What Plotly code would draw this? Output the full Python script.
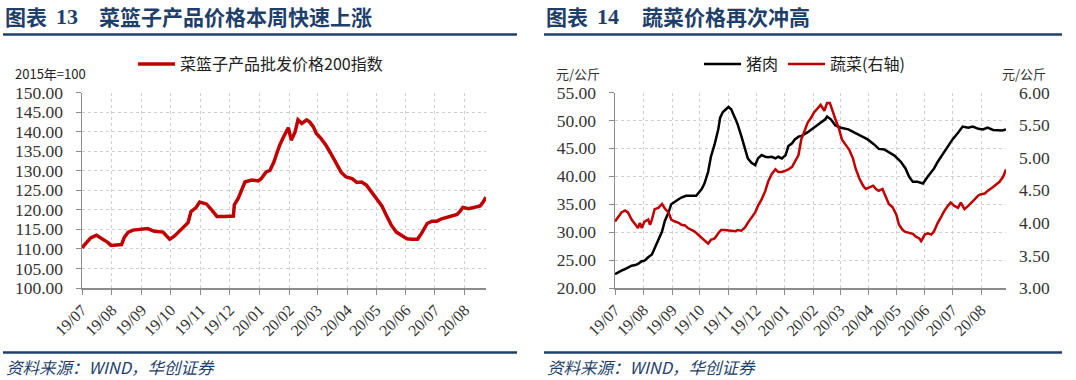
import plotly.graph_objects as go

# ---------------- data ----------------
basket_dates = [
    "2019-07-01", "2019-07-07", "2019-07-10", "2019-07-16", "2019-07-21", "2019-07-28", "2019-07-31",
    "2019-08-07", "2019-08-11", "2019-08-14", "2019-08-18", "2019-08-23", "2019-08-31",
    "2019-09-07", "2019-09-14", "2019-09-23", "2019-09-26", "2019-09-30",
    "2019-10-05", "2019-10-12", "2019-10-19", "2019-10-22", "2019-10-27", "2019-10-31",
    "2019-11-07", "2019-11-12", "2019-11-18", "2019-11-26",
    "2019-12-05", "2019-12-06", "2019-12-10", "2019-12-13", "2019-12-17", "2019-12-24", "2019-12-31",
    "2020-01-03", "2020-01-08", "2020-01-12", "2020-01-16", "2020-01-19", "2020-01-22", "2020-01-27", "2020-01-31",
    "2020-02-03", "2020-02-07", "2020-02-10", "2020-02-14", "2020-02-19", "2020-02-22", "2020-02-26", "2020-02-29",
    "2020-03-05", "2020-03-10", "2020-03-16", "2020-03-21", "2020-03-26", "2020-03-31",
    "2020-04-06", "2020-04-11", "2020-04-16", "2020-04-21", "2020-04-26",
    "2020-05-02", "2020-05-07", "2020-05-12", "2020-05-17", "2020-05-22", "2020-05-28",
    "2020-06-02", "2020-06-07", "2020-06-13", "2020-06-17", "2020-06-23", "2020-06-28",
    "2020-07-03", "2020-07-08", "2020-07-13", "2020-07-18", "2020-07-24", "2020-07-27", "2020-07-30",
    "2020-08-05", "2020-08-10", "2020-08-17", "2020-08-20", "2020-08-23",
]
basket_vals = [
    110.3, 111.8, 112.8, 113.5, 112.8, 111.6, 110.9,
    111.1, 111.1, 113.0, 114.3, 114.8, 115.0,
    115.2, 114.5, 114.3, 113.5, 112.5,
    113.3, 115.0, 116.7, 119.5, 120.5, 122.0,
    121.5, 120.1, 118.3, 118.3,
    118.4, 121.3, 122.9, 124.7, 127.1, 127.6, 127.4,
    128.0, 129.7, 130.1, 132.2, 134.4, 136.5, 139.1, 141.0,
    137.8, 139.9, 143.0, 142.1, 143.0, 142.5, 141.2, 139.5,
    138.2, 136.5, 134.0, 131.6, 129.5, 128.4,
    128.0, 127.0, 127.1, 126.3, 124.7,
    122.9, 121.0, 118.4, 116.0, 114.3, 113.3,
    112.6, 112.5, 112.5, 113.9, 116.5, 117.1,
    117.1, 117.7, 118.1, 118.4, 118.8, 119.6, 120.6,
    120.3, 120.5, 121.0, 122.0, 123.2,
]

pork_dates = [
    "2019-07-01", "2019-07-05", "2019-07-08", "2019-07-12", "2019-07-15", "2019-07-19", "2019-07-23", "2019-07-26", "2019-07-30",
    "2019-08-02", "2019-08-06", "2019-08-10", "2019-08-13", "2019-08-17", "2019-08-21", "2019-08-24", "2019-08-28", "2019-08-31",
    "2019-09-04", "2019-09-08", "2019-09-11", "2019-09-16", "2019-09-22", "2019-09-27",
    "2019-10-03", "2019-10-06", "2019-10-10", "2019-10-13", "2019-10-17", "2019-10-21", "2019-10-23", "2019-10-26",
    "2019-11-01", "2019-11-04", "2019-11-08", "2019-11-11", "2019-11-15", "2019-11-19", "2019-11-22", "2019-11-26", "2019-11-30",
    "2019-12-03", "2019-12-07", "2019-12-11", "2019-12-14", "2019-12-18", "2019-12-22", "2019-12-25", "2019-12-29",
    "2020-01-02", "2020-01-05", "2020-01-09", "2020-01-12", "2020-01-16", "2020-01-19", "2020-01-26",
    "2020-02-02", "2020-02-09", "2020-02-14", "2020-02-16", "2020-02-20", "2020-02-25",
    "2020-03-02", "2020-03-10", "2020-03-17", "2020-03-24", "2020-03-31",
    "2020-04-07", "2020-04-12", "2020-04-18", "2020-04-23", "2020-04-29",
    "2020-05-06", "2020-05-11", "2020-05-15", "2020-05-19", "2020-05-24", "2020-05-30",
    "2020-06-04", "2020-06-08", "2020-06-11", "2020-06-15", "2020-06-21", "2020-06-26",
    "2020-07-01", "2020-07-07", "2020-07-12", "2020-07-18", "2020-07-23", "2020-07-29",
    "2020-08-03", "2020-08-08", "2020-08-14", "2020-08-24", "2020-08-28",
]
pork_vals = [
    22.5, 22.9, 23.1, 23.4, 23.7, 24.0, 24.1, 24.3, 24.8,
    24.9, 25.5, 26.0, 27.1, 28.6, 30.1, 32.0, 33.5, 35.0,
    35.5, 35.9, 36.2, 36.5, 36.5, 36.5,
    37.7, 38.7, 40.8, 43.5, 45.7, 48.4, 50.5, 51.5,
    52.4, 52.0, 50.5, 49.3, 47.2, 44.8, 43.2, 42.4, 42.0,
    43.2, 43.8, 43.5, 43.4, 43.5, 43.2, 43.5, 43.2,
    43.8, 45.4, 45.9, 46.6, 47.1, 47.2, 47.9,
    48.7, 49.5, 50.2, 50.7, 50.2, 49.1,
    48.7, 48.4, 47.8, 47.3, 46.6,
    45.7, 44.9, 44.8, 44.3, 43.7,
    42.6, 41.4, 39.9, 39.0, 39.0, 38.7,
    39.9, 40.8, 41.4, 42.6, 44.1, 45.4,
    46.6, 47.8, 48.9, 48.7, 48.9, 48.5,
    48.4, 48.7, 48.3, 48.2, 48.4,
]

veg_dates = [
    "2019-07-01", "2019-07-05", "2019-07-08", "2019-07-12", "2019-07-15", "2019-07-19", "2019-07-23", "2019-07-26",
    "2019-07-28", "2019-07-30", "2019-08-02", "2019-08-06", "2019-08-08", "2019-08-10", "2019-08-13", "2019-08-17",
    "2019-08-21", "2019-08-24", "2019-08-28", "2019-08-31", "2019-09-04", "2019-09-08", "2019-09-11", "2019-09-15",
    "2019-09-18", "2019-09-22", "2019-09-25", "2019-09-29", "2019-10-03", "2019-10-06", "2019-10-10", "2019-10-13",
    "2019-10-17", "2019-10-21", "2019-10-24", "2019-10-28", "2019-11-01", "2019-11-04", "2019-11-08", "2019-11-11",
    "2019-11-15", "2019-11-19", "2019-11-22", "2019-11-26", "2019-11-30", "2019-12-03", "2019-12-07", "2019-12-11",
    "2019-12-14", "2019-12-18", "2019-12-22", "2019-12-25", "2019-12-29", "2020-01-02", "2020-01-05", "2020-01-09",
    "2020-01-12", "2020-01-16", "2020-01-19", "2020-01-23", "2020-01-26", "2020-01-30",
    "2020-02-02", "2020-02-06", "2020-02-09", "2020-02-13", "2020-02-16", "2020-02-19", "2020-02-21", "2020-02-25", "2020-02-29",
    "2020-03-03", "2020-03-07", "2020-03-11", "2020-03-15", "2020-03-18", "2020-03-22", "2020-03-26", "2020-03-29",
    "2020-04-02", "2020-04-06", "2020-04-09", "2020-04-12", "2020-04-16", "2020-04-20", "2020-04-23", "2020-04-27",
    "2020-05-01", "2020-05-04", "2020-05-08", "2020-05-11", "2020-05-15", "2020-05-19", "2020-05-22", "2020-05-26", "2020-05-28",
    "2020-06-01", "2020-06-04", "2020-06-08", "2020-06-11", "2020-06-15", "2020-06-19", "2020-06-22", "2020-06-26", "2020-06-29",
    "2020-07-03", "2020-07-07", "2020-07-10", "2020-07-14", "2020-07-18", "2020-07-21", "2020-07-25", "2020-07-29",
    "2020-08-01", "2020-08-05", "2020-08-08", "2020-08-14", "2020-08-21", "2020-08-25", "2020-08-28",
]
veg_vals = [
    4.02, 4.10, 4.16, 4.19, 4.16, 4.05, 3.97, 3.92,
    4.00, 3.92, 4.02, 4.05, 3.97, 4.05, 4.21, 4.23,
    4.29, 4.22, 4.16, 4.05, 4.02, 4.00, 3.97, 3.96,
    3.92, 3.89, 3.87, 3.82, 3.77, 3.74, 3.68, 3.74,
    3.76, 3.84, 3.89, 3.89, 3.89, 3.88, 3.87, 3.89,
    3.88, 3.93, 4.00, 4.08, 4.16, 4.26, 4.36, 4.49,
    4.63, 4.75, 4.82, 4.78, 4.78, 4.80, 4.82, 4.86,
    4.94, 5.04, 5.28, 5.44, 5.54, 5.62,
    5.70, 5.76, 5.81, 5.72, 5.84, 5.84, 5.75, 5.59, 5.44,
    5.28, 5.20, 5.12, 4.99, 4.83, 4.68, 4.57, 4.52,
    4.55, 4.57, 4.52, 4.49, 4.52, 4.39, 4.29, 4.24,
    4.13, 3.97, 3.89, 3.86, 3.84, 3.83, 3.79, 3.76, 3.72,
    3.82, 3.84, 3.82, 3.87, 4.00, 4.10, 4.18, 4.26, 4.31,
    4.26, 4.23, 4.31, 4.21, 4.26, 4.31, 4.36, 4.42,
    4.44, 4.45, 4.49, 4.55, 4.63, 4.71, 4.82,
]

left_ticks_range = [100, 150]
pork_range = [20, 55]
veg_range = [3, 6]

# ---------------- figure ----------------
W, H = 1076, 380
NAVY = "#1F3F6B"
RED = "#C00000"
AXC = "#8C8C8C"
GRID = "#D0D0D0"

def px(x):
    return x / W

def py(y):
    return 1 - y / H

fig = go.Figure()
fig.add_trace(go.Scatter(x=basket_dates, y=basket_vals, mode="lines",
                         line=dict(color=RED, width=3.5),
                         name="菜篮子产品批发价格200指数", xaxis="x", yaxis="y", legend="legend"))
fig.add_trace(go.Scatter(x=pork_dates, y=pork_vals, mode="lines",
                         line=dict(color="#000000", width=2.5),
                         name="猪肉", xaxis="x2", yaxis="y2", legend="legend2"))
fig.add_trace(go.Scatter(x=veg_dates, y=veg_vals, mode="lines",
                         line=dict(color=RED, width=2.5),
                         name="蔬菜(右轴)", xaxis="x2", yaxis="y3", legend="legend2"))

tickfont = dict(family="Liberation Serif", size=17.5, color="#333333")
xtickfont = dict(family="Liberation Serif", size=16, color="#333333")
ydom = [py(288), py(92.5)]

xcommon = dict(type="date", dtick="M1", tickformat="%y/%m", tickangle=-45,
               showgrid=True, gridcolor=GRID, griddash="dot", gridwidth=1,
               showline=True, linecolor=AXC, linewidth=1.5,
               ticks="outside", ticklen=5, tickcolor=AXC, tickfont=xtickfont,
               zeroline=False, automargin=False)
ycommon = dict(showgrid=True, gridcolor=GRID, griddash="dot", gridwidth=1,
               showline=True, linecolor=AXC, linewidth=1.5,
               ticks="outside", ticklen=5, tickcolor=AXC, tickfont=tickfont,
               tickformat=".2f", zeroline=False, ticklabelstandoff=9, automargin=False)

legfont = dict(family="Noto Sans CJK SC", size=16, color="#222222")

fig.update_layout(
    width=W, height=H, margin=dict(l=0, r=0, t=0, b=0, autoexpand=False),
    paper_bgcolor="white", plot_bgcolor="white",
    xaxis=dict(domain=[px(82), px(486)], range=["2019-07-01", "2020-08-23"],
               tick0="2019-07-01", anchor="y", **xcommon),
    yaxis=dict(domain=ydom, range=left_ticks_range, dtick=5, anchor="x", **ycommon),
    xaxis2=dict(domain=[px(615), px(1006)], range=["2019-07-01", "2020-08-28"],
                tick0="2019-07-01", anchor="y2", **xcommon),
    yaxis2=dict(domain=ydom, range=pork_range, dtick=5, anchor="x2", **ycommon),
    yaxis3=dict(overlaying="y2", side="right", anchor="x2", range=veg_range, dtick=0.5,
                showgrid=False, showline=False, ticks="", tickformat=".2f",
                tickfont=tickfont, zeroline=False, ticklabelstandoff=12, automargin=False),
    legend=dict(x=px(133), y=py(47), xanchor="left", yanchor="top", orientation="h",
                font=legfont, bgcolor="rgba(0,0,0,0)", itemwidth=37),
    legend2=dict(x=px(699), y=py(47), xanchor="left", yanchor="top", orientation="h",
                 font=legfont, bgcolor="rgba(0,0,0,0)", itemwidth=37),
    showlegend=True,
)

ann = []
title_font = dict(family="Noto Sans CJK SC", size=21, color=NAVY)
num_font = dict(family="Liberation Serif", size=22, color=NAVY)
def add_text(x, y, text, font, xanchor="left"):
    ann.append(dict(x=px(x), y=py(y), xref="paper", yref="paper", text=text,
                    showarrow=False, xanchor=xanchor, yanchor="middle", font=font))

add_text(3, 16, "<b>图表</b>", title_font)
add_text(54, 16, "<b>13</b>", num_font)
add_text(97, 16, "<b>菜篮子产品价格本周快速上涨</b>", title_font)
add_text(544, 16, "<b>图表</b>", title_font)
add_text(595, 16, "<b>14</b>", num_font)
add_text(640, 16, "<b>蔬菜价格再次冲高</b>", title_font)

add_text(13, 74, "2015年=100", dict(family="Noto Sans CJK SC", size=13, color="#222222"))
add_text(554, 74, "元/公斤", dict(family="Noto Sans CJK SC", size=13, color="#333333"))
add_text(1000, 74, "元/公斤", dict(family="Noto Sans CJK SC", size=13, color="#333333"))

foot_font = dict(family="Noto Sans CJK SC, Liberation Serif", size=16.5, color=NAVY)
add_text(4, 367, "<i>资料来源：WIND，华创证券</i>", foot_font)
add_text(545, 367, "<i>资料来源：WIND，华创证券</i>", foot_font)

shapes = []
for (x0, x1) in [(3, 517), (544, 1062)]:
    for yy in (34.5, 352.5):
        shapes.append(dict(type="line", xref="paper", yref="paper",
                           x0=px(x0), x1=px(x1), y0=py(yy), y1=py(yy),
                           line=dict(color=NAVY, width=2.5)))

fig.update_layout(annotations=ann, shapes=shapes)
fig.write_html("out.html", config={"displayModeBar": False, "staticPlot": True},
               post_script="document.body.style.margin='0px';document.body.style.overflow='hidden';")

■ **REQUIRED WORK**: Set down again, exactly, the lines of the material above from its first line to the one with "import plotly.graph_objects as go", inclusive. Leave the pictures out.

■ **THE RESPONSE**:
What Plotly code would draw this? Output the full Python script.
import plotly.graph_objects as go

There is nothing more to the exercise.